[TASK OBJECTIVE]
In the entries below, the lines from the one with "Output the Python" through the one with "plt.rcParams['font.size'] = 23" are to be copied exactly; both ends count.

─── EXERCISE INPUTS

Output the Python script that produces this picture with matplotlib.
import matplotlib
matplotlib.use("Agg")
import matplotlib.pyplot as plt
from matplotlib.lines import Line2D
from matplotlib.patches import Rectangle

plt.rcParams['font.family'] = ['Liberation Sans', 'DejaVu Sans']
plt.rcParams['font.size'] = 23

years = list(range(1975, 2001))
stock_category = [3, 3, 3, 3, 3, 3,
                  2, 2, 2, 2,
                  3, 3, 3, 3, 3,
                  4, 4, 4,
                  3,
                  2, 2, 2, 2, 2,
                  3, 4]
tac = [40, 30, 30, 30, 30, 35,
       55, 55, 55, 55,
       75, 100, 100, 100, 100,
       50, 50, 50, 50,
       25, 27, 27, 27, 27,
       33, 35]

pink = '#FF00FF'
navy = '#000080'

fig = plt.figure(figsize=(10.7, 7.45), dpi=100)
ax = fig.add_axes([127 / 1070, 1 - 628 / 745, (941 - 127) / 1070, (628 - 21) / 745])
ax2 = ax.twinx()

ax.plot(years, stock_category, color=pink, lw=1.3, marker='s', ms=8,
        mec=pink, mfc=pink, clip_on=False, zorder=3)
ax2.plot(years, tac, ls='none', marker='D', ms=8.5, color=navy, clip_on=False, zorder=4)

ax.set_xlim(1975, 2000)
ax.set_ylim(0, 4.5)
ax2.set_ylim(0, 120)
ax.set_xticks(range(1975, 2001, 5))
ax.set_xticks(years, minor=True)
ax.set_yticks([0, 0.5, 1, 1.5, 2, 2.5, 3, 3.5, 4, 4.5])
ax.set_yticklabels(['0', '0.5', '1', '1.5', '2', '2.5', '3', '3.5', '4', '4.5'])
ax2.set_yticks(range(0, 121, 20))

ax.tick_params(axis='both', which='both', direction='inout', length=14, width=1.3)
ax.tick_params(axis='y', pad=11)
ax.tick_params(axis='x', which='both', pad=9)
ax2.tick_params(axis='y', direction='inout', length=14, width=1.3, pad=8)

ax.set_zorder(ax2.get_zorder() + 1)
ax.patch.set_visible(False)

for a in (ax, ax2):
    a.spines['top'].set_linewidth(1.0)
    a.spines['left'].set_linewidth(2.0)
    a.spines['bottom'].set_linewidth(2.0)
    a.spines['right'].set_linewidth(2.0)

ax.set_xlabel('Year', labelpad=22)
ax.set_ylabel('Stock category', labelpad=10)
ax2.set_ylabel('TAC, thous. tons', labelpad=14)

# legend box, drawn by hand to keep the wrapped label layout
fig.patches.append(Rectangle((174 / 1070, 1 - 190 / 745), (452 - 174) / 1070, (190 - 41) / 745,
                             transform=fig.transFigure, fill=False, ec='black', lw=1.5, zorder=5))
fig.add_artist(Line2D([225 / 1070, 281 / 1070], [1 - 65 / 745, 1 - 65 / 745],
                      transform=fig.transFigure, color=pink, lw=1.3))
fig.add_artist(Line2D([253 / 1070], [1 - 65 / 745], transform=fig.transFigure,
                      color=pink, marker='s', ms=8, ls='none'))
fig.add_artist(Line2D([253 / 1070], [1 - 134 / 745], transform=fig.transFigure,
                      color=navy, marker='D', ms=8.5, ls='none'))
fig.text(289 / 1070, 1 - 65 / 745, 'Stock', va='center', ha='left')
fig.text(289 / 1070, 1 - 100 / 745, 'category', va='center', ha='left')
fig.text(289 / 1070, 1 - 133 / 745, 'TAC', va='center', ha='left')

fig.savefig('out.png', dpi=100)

──────
─── EXERCISE INPUTS

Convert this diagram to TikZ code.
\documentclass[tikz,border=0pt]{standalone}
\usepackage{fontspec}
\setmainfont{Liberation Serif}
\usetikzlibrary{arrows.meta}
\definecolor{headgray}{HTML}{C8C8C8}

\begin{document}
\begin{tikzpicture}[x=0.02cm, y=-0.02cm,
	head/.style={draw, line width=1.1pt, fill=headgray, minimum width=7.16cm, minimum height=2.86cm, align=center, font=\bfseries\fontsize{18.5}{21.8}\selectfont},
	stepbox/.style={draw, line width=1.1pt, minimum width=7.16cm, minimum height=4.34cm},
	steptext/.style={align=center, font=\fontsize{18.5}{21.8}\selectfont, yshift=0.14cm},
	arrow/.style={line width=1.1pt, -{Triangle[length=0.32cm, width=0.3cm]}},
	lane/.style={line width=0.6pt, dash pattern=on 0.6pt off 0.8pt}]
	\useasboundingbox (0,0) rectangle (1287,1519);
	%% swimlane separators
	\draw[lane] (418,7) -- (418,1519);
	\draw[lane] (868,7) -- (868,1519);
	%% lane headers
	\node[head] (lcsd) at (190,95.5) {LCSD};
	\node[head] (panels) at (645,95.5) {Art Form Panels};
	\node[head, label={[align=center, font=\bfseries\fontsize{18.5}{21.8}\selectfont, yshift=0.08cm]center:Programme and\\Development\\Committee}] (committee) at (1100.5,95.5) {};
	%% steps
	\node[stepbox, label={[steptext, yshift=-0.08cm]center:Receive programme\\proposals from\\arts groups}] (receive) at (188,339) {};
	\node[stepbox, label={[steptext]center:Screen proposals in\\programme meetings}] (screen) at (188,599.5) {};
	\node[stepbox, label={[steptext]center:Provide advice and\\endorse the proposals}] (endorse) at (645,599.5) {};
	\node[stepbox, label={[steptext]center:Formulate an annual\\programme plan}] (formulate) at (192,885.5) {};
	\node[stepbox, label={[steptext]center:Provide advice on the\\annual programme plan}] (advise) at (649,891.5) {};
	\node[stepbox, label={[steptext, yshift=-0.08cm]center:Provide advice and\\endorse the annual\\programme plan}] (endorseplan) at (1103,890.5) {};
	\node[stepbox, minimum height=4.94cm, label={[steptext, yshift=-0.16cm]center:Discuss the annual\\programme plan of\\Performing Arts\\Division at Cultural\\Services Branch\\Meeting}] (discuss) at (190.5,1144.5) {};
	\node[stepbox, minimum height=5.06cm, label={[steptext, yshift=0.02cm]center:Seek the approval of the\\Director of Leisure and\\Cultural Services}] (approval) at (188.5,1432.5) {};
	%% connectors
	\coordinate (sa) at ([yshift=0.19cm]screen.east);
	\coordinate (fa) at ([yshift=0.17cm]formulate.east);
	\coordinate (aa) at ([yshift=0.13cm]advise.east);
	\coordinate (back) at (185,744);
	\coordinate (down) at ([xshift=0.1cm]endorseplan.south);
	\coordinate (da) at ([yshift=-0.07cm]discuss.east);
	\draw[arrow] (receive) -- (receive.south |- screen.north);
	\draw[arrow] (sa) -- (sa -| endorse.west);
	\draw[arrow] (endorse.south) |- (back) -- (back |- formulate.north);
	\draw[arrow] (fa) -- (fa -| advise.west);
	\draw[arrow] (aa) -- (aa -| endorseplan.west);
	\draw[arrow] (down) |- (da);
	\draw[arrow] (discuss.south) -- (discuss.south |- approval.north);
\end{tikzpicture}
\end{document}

──────

[SOLUTION TO THE EXERCISE]
Output the Python script that produces this picture with matplotlib.
import matplotlib
matplotlib.use("Agg")
import matplotlib.pyplot as plt
from matplotlib.lines import Line2D
from matplotlib.patches import Rectangle

plt.rcParams['font.family'] = ['Liberation Sans', 'DejaVu Sans']
plt.rcParams['font.size'] = 23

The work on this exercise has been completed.